Purpose: To investigate the neuroprotective properties of creatine in the retina using in vitro and in vivo models of injury.
Methods: Two different rat retinal culture systems (one containing retinal ganglion cells [RGC] and one not) were subjected to either metabolic stress, via treatments with the mitochondrial complex IV inhibitor sodium azide, or excitotoxic stress, via treatment with N-methyl-D-aspartate for 24 hours, in the presence or absence of creatine (0.5, 1.0, and 5.0 mM). Neuronal survival was assessed by immunolabeling for cell-specific antigens. Putative mechanisms of creatine action were investigated in vitro. Expression of creatine kinase (CK) isoenzymes in the rat retina was examined using Western blotting and immunohistochemistry. The effect of oral creatine supplementation (2%, wt/wt) on retinal and blood creatine levels was determined as well as RGC survival in rats treated with N-methyl-D-aspartate (NMDA; 10 nmol) or high IOP-induced ischemia reperfusion.
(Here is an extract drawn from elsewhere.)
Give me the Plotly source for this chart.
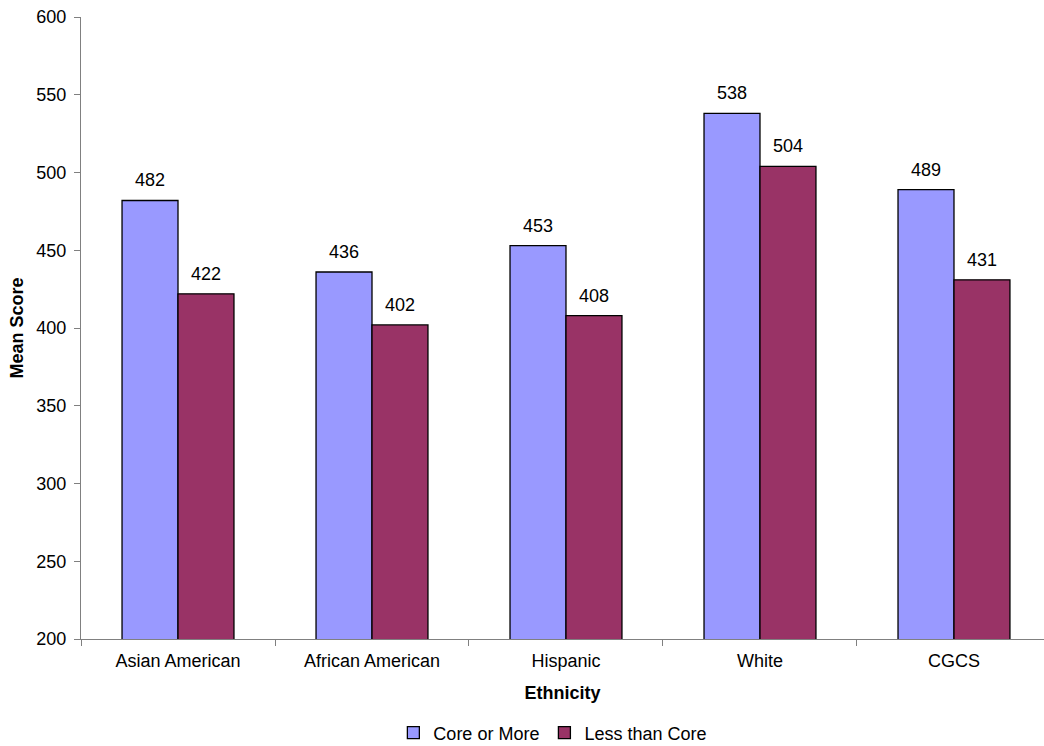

Results: Creatine significantly prevented neuronal death induced by sodium azide and NMDA in both culture systems. Creatine administration did not alter cellular adenosine triphosphate (ATP). Inhibition of CK blocked the protective effect of creatine. Retinal neurons, including RGCs, expressed predominantly mitochondrial CK isoforms, while glial cells expressed exclusively cytoplasmic CKs. In vivo, NMDA and ischemia reperfusion caused substantial loss of RGCs. Creatine supplementation led to elevated blood and retinal levels of this compound but did not significantly augment RGC survival in either model.
Conclusions: Creatine increased neuronal survival in retinal cultures; however, no significant protection of RGCs was evident in vivo, despite elevated levels of this compound being present in the retina after oral supplementation.